▶ [Exercise directions]: Reproduce nothing except the lines between the line with "Reproduce this chart with Apache ECharts." and the line with "const pick = (arr, wantPair)", both ends included, and please leave out pictures.

= = = =

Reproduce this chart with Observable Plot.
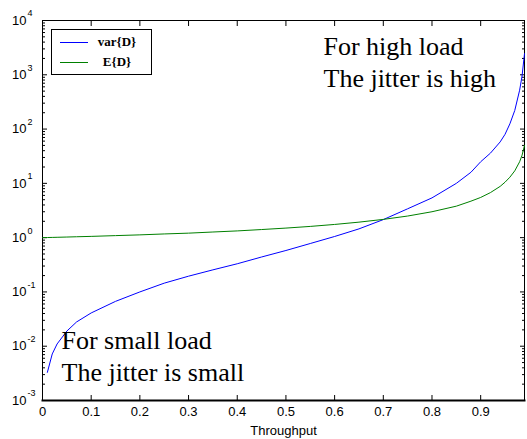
<!DOCTYPE html>
<html><head><meta charset="utf-8">
<script src="https://cdn.jsdelivr.net/npm/d3@7"></script>
<script src="https://cdn.jsdelivr.net/npm/@observablehq/plot@0.6"></script>
<style>
body{margin:0;background:#fff}
#wrap{position:relative;width:527px;height:439px;overflow:hidden}
#legend{position:absolute;left:51px;top:29px;width:99px;height:44px;border:1px solid #000;background:#fff;font-family:"Liberation Serif","Times New Roman",serif;font-weight:bold;font-size:13px}
#legend .row{position:absolute;left:0;width:99px;height:14px}
#legend .ln{position:absolute;left:8px;width:28px;top:6px;height:0;border-top:1px solid}
#legend .lb{position:absolute;left:36px;width:58px;text-align:center;top:-2px}
</style>
</head><body><div id="wrap"></div>
<script>
const throughput = [0, 0.01, 0.02, 0.03, 0.05, 0.07, 0.1, 0.15, 0.2, 0.25, 0.3, 0.35, 0.4, 0.45, 0.5, 0.55, 0.6, 0.65, 0.7, 0.75, 0.8, 0.85, 0.88, 0.9, 0.92, 0.94, 0.95, 0.96, 0.97, 0.98, 0.985, 0.99];
const varD = [null, 0.0033, 0.0072, 0.011, 0.019, 0.028, 0.041, 0.067, 0.10, 0.145, 0.195, 0.255, 0.33, 0.44, 0.58, 0.78, 1.05, 1.45, 2.15, 3.4, 5.4, 10, 16, 25, 36, 58, 80, 125, 220, 520, 950, 2450];
const meanD = [1.0, 1.005, 1.01, 1.015, 1.026, 1.038, 1.055, 1.09, 1.125, 1.17, 1.21, 1.27, 1.33, 1.41, 1.5, 1.61, 1.75, 1.93, 2.17, 2.5, 3.0, 3.8, 4.7, 5.5, 6.75, 8.8, 10.5, 13, 17, 25, 33, 50];
const seriesNames = ["var{D}", "E{D}"];
const seriesColors = ["#0000ff", "#008000"];
const xTicks = [0, 0.1, 0.2, 0.3, 0.4, 0.5, 0.6, 0.7, 0.8, 0.9];
const yExponents = [-3, -2, -1, 0, 1, 2, 3, 4];
const annotationHigh = ["For high load", "The jitter is high"];
const annotationSmall = ["For small load", "The jitter is small"];

const rows = [];
throughput.forEach((x, i) => {
  if (varD[i] != null) rows.push({x, v: varD[i], s: seriesNames[0]});
});
throughput.forEach((x, i) => rows.push({x, v: meanD[i], s: seriesNames[1]}));

const majors = yExponents.map(e => 10 ** e);
const minors = [];
yExponents.slice(0, -1).forEach(e => { for (let m = 2; m <= 9; m++) minors.push(m * 10 ** e); });

const serif = "'Liberation Serif','Times New Roman',serif";
const chart = Plot.plot({
  width: 527, height: 439,
  marginTop: 20, marginBottom: 39, marginLeft: 42, marginRight: 3,
  style: {background: "white", fontFamily: "'Liberation Sans',Arial,sans-serif", fontSize: "13px", color: "black"},
  x: {domain: [0, 0.99]},
  y: {type: "log", domain: [1e-3, 1e4]},
  color: {domain: seriesNames, range: seriesColors},
  marks: [
    Plot.frame({stroke: "black"}),
    Plot.frame({anchor: "bottom", stroke: "black", strokeWidth: 2}),
    Plot.axisX({anchor: "bottom", ticks: xTicks, tickSize: -5, tickFormat: () => "", label: null}),
    Plot.axisX({anchor: "top", ticks: xTicks, tickSize: -5, tickFormat: () => "", label: null}),
    Plot.axisX({anchor: "bottom", ticks: xTicks, tickSize: 0, tickPadding: 6, fontSize: 13, tickFormat: d3.format("~g"), label: "Throughput", labelAnchor: "center", labelArrow: "none", labelOffset: 34}),
    Plot.axisY({anchor: "left", ticks: majors, tickSize: -5, tickFormat: () => "", label: null}),
    Plot.axisY({anchor: "left", ticks: minors, tickSize: -3, tickFormat: () => "", label: null}),
    Plot.axisY({anchor: "right", ticks: majors, tickSize: -5, tickFormat: () => "", label: null}),
    Plot.axisY({anchor: "right", ticks: minors, tickSize: -3, tickFormat: () => "", label: null}),
    Plot.text(yExponents, {y: e => 10 ** e, text: () => "10", frameAnchor: "left", textAnchor: "end", dx: -16, fontSize: 13}),
    Plot.text(yExponents, {y: e => 10 ** e, text: e => String(e), frameAnchor: "left", textAnchor: "start", dx: -15, dy: -7, fontSize: 9}),
    Plot.line(rows, {x: "x", y: "v", stroke: "s", strokeWidth: 1}),
    Plot.text([annotationHigh[0]], {frameAnchor: "top-left", dx: 281, dy: 34, lineAnchor: "bottom", textAnchor: "start", fontFamily: serif, fontSize: 26}),
    Plot.text([annotationHigh[1]], {frameAnchor: "top-left", dx: 281, dy: 66, lineAnchor: "bottom", textAnchor: "start", fontFamily: serif, fontSize: 26}),
    Plot.text([annotationSmall[0]], {frameAnchor: "bottom-left", dx: 19, dy: -52, lineAnchor: "bottom", textAnchor: "start", fontFamily: serif, fontSize: 26}),
    Plot.text([annotationSmall[1]], {frameAnchor: "bottom-left", dx: 19, dy: -20, lineAnchor: "bottom", textAnchor: "start", fontFamily: serif, fontSize: 26})
  ]
});
const wrap = document.getElementById("wrap");
wrap.appendChild(chart);
const legend = document.createElement("div");
legend.id = "legend";
seriesNames.forEach((name, i) => {
  const row = document.createElement("div");
  row.className = "row";
  row.style.top = (6 + i * 20) + "px";
  const ln = document.createElement("div");
  ln.className = "ln";
  ln.style.borderTopColor = seriesColors[i];
  const lb = document.createElement("div");
  lb.className = "lb";
  lb.textContent = name;
  row.appendChild(ln); row.appendChild(lb);
  legend.appendChild(row);
});
wrap.appendChild(legend);
</script>
</body></html>
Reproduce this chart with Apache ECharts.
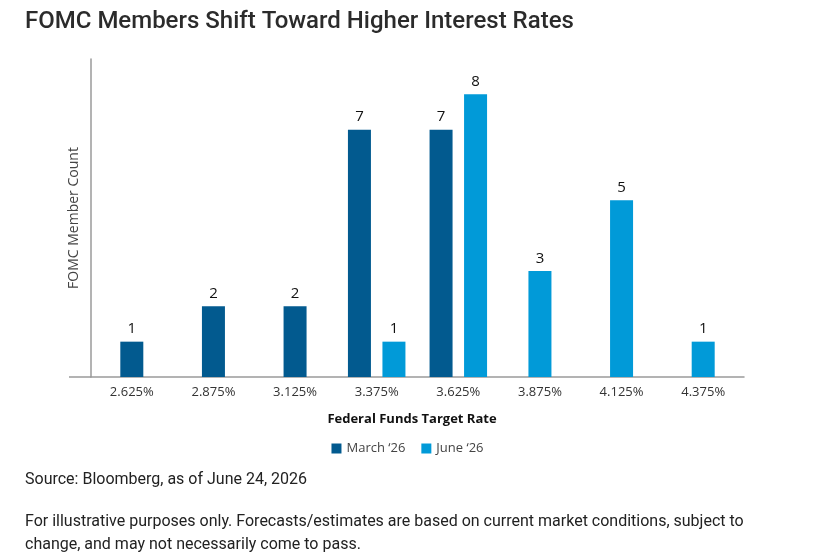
<!DOCTYPE html>
<html>
<head>
<meta charset="utf-8">
<script src="https://cdn.jsdelivr.net/npm/echarts@6/dist/echarts.min.js"></script>
<style>
  html, body { margin: 0; padding: 0; background: #fff; }
  #chart { width: 815px; height: 557px; }
</style>
</head>
<body>
<div id="chart"></div>
<script>
const rates = ["2.625%", "2.875%", "3.125%", "3.375%", "3.625%", "3.875%", "4.125%", "4.375%"];
const marchCounts = [1, 2, 2, 7, 7, null, null, null];
const juneCounts = [null, null, null, 1, 8, 3, 5, 1];

const marchName = "March \u201826";
const juneName = "June \u201826";
const marchColor = "#025a8f";
const juneColor = "#019ad8";

// categories with both series get side-by-side bars, the rest a centred single bar
const paired = rates.map((r, i) => marchCounts[i] != null && juneCounts[i] != null);
const pick = (arr, wantPair) => arr.map((v, i) => (v != null && paired[i] === wantPair ? v : "-"));

const font = "'Open Sans', sans-serif";
const barLabel = {
  show: true,
  position: "top",
  distance: 5,
  color: "#111",
  fontSize: 15,
  fontFamily: font,
};

function barSeries(name, color, data, axis, stack) {
  return {
    name: name,
    type: "bar",
    xAxisIndex: axis,
    stack: stack,
    barWidth: 23,
    barGap: "50%",
    itemStyle: { color: color },
    label: barLabel,
    data: data,
  };
}

const chart = echarts.init(document.getElementById("chart"));

const option = {
  animation: false,
  title: [
    {
      text: "FOMC Members Shift Toward Higher Interest Rates",
      left: 20,
      top: 5,
      textStyle: { fontFamily: "Roboto", fontSize: 24, fontWeight: 500, color: "#2b2b2b" },
    },
    {
      text: "Federal Funds Target Rate",
      left: 407,
      top: 408,
      textAlign: "center",
      textStyle: { fontFamily: font, fontSize: 13, fontWeight: "bold", color: "#111" },
    },
    {
      text: "Source: Bloomberg, as of June 24, 2026",
      left: 20,
      top: 467,
      textStyle: { fontFamily: "Roboto", fontSize: 16, fontWeight: "normal", color: "#222" },
    },
    {
      text: "For illustrative purposes only. Forecasts/estimates are based on current market conditions, subject to\nchange, and may not necessarily come to pass.",
      left: 20,
      top: 505,
      textStyle: { fontFamily: "Roboto", fontSize: 16, fontWeight: "normal", color: "#222", lineHeight: 23 },
    },
  ],
  legend: {
    data: [marchName, juneName],
    top: 437,
    left: "center",
    itemWidth: 10,
    itemHeight: 10,
    itemGap: 16,
    icon: "rect",
    textStyle: { fontFamily: font, fontSize: 13, color: "#444" },
  },
  grid: {
    left: 91,
    right: 71,
    top: 59,
    bottom: 180,
  },
  xAxis: [
    {
      type: "category",
      data: rates,
      axisLine: { show: true, lineStyle: { color: "#9a9a9a", width: 1.5 } },
      axisTick: { show: false },
      axisLabel: { color: "#333", fontSize: 13, fontFamily: font, margin: 9 },
    },
    {
      type: "category",
      data: rates,
      show: false,
    },
  ],
  yAxis: {
    type: "value",
    min: 0,
    max: 9,
    name: "FOMC Member Count",
    nameLocation: "middle",
    nameGap: 10,
    nameTextStyle: { color: "#444", fontSize: 14, fontFamily: font },
    axisLine: { show: true, lineStyle: { color: "#9a9a9a", width: 1.5 } },
    axisTick: { show: false },
    axisLabel: { show: false },
    splitLine: { show: false },
  },
  graphic: [
    {
      // x axis runs a little past the y axis on the left
      type: "line",
      shape: { x1: 69, y1: 377, x2: 91, y2: 377 },
      style: { stroke: "#9a9a9a", lineWidth: 1.5 },
    },
  ],
  series: [
    barSeries(marchName, marchColor, pick(marchCounts, true), 0, null),
    barSeries(juneName, juneColor, pick(juneCounts, true), 0, null),
    barSeries(marchName, marchColor, pick(marchCounts, false), 1, "single"),
    barSeries(juneName, juneColor, pick(juneCounts, false), 1, "single"),
  ],
};

chart.setOption(option);
</script>
</body>
</html>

= = = =

▶ [Result of the task]:
Reproduce this chart with Apache ECharts.
<!DOCTYPE html>
<html>
<head>
<meta charset="utf-8">
<script src="https://cdn.jsdelivr.net/npm/echarts@6/dist/echarts.min.js"></script>
<style>
  html, body { margin: 0; padding: 0; background: #fff; }
  #chart { width: 815px; height: 557px; }
</style>
</head>
<body>
<div id="chart"></div>
<script>
const rates = ["2.625%", "2.875%", "3.125%", "3.375%", "3.625%", "3.875%", "4.125%", "4.375%"];
const marchCounts = [1, 2, 2, 7, 7, null, null, null];
const juneCounts = [null, null, null, 1, 8, 3, 5, 1];

const marchName = "March \u201826";
const juneName = "June \u201826";
const marchColor = "#025a8f";
const juneColor = "#019ad8";

// categories with both series get side-by-side bars, the rest a centred single bar
const paired = rates.map((r, i) => marchCounts[i] != null && juneCounts[i] != null);
const pick = (arr, wantPair) => arr.map((v, i) => (v != null && paired[i] === wantPair ? v : "-"));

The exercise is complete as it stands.